I find myself deeply conflicted. I've written seven books in the last year and three quarters. My readers wonder when they'll be formally published. I answer that I do not know, for I'm a WriteWright, not a publisher, not a promoter, not a public speaker but a more private one. Publishing seems to Wrighting as industrialization is to craft. I spent much more money promoting my best seller than I ever made from sales, a common Wrighter's dilemma. Tesla can pull off spending more creating a car company to produce cars than selling cars could ever return, but that seems like a game industrialists play. Amazon spent more than a decade before ever declaring a profit and I doubt they'll ever successfully balance their books, the deficit resolved with stock speculation, not producing anything but negotiable paper promises. What would I pay for broader notoriety and what might that gain me? My publisher explains that a writer can make a lot of money speaking and engineering large-scale corporate sales, where clients purchase hundreds, even thousands of copies, distributing them to employees and customers. I've witnessed this happening, but can't imagine this Wright ever producing such a thing. I Wright, and while I might retrain myself to become a kick-butt public speaker or corporate salesman, I dare not judge my viability by those metrics. I Wright. I do not see myself as much of a writer, a role including those broader, seemingly orthogonal skills. I should find my satisfaction at the scale of one inch equals one inch.

I hired a publicist in anticipation of The Blind Men and the Elephant's publication. She set about, in her words, "dumbing me down." I kind of failed in that challenge. She explained to me that no one would ever understand the book unless I found a way to explain it to them, a perspective she adopted after reading then not understanding the book. Her job, as she defined it, involved transforming the raw Wrighted material into something as inoffensive as a breath mint.
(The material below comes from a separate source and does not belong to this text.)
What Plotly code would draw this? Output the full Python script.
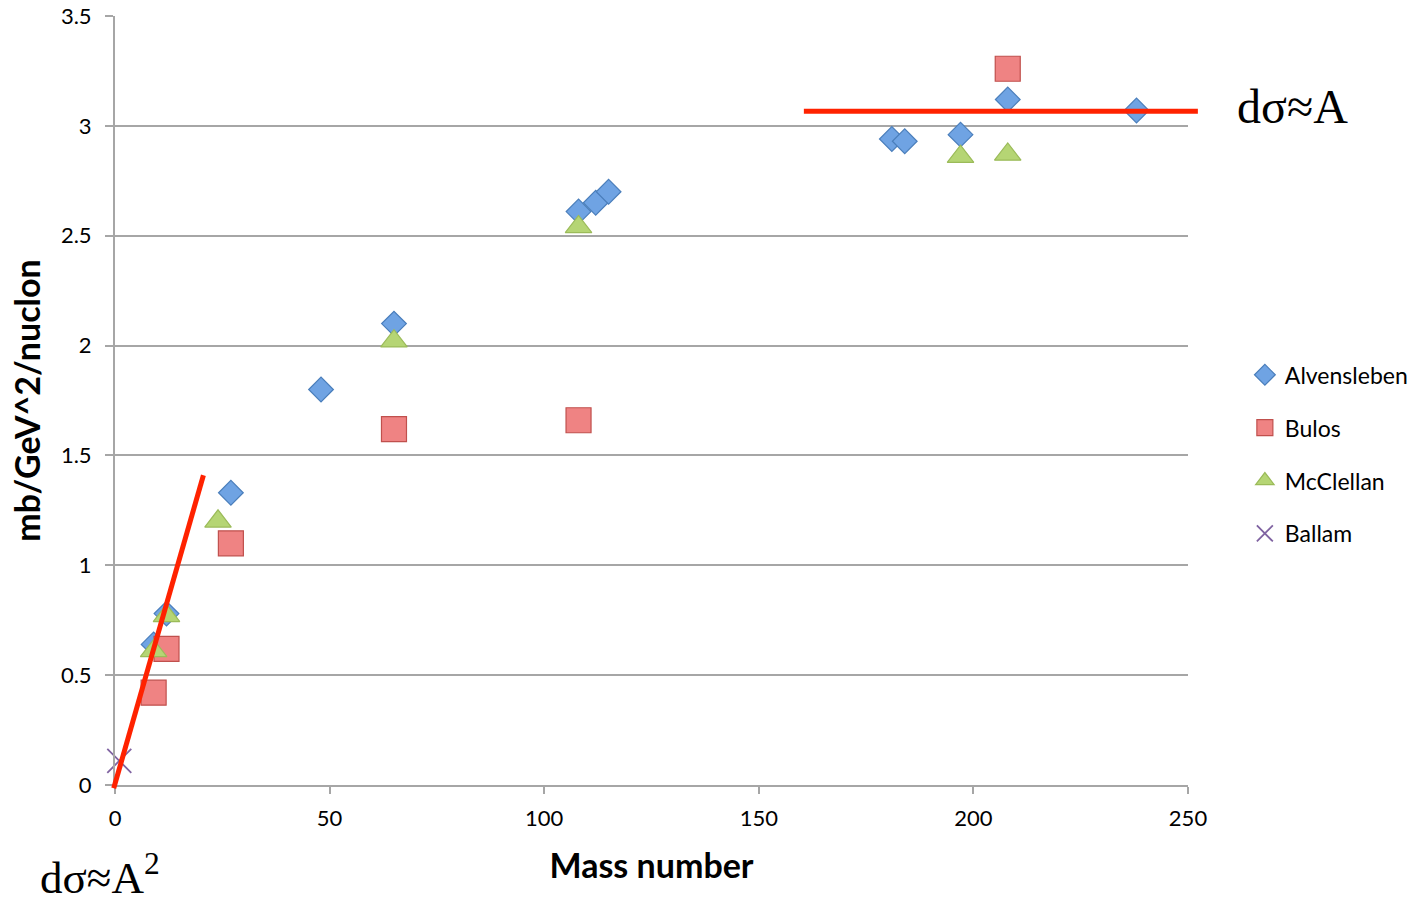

We finally agreed to cancel our contract early. The book became a best seller anyway, though it never achieved industrial-scale acceptance. As near as I can tell, the book boomed by word of mouth, at the approximate scale of one inch equals one inch, replicated by the power of human relationships. Such success should not prove replicable. I figure it was an accidental convergence and one should never attempt to engineer accidents.